- _Code that draws figures_
^^^^

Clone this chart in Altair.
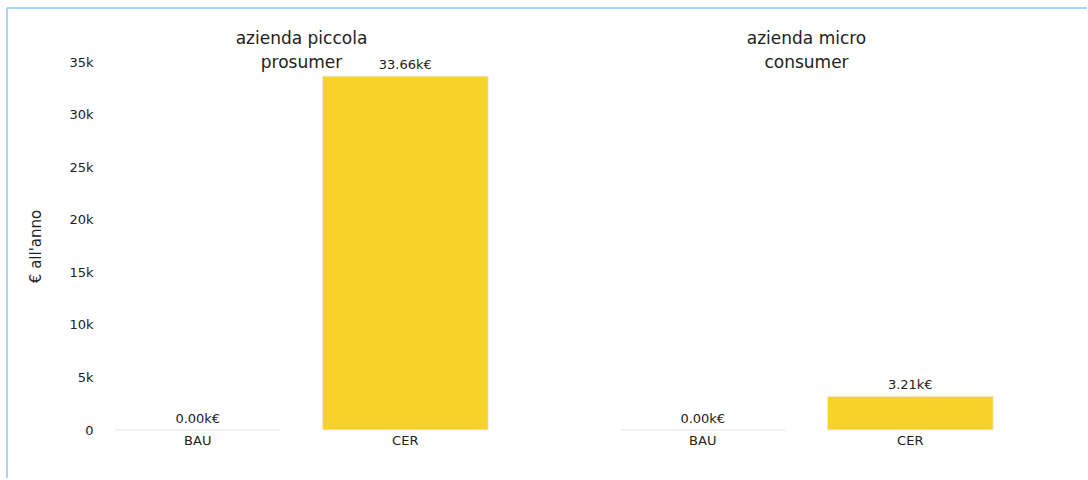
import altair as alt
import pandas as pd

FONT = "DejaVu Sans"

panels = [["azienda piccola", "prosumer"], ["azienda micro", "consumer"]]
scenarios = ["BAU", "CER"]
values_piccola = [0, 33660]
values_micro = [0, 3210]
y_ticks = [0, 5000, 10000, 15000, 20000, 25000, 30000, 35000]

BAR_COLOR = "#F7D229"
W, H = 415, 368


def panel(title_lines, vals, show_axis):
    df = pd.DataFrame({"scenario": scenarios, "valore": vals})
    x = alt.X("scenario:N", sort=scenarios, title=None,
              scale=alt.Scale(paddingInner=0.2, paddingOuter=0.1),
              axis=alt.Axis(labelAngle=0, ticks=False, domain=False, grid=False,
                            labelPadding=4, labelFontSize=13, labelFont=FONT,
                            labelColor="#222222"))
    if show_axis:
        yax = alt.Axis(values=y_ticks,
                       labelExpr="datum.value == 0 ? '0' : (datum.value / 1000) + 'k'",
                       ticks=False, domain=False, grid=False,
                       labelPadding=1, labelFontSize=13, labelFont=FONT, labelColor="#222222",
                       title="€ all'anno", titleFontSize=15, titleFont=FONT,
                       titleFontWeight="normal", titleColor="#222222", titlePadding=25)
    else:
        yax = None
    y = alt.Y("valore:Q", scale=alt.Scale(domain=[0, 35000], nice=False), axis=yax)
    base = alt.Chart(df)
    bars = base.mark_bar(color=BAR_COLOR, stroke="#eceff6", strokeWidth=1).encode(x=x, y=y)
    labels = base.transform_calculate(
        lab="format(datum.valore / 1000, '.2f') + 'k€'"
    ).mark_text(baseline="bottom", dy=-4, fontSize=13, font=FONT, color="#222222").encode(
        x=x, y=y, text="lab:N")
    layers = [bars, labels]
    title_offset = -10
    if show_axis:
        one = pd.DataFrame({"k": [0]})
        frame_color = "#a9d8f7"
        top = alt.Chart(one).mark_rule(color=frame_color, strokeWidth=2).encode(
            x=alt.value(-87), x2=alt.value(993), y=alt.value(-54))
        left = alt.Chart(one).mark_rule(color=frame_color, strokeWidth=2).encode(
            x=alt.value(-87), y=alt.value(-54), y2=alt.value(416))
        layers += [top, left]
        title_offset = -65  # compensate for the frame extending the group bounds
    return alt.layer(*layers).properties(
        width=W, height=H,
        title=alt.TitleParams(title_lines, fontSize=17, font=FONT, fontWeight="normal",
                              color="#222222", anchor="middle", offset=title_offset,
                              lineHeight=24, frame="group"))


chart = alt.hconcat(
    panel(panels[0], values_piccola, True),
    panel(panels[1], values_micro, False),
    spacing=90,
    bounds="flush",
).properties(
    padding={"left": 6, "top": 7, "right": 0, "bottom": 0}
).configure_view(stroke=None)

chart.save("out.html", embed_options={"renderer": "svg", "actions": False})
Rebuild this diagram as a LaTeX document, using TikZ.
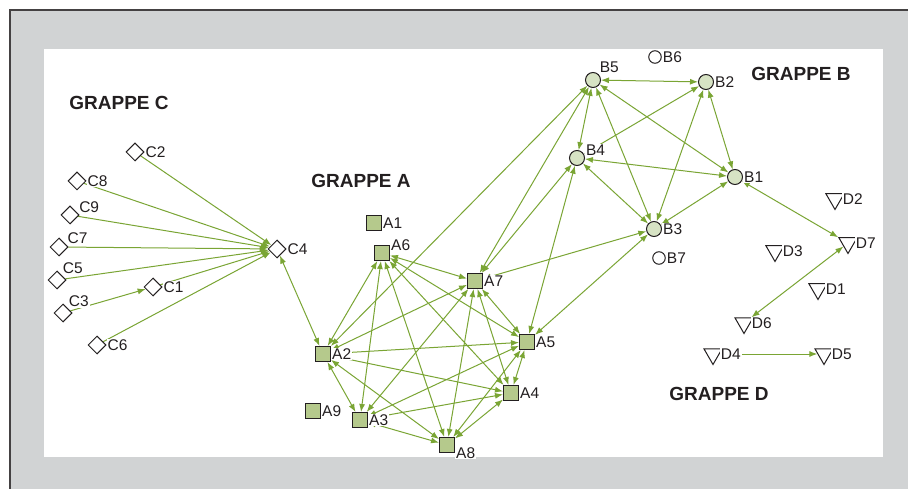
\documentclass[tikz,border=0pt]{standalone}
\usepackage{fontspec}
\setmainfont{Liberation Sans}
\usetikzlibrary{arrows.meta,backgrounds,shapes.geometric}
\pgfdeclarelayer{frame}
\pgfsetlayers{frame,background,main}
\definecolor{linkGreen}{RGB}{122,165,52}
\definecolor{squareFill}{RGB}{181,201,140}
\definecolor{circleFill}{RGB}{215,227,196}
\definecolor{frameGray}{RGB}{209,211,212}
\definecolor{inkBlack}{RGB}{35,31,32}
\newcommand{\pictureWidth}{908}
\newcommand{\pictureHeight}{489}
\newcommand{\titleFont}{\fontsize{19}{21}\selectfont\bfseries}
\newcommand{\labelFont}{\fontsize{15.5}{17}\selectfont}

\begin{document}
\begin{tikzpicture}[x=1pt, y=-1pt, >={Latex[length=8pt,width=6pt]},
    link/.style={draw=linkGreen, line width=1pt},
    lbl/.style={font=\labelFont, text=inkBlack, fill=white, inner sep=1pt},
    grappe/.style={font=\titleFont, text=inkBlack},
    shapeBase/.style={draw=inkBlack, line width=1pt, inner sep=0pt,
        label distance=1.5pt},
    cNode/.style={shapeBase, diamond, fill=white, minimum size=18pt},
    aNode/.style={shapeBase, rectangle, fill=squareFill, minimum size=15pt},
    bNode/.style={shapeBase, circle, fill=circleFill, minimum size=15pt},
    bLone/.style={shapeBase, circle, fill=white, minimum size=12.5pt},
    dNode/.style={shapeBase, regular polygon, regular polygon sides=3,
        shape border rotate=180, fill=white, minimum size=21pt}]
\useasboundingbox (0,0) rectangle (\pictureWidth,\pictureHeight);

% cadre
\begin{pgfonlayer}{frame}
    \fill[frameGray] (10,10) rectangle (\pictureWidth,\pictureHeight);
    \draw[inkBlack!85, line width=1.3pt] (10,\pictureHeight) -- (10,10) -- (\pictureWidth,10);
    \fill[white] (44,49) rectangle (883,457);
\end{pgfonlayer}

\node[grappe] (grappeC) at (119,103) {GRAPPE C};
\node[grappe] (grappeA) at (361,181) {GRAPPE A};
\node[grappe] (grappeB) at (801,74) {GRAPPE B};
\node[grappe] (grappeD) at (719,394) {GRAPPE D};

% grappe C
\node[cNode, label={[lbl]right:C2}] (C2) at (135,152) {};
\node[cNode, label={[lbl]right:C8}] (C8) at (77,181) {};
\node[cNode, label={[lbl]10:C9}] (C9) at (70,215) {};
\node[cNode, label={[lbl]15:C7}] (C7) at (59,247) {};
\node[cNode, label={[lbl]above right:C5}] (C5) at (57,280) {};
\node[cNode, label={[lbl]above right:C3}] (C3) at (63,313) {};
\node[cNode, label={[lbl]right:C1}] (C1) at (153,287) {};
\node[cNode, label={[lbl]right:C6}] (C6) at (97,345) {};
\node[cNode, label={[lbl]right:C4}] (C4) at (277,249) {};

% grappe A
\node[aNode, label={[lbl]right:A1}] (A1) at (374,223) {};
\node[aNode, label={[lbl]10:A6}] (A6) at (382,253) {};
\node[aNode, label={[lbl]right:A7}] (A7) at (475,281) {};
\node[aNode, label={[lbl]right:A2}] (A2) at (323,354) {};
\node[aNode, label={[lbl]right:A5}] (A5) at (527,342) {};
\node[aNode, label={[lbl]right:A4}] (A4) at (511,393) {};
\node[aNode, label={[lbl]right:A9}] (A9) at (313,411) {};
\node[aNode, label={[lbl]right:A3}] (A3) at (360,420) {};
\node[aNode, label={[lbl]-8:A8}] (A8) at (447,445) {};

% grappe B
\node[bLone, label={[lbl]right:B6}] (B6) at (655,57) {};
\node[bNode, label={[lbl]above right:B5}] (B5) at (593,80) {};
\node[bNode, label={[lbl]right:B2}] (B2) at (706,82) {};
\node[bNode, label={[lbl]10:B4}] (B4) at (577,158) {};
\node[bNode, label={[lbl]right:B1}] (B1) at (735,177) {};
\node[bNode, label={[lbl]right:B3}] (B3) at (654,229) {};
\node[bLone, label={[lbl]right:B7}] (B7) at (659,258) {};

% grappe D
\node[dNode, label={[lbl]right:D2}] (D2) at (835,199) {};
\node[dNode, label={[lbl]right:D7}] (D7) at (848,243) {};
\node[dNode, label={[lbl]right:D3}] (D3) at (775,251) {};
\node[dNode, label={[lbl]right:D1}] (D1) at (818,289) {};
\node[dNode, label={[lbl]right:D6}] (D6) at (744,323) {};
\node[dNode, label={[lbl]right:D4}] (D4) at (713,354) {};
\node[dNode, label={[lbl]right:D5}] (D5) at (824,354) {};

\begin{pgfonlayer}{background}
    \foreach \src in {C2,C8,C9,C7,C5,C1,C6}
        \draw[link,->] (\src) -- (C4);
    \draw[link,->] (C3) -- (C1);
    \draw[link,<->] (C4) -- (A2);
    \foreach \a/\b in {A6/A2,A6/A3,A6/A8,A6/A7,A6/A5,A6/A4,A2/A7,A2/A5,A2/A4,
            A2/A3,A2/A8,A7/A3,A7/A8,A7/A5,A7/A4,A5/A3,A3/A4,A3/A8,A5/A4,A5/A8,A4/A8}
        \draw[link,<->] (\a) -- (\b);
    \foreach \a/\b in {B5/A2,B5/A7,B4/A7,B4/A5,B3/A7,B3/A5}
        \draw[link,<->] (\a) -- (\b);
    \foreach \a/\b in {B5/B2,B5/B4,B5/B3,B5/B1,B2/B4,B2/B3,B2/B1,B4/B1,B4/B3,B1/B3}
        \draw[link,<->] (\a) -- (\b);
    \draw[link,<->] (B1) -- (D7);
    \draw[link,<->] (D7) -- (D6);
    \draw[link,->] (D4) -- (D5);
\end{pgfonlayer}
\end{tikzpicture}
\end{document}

^^^^

- _The request_
Repeat the lines from where the entries begin to the line with "W, H = 415, 368", both included. Any picture is left out.

- _Exercise response_
Clone this chart in Altair.
import altair as alt
import pandas as pd

FONT = "DejaVu Sans"

panels = [["azienda piccola", "prosumer"], ["azienda micro", "consumer"]]
scenarios = ["BAU", "CER"]
values_piccola = [0, 33660]
values_micro = [0, 3210]
y_ticks = [0, 5000, 10000, 15000, 20000, 25000, 30000, 35000]

BAR_COLOR = "#F7D229"
W, H = 415, 368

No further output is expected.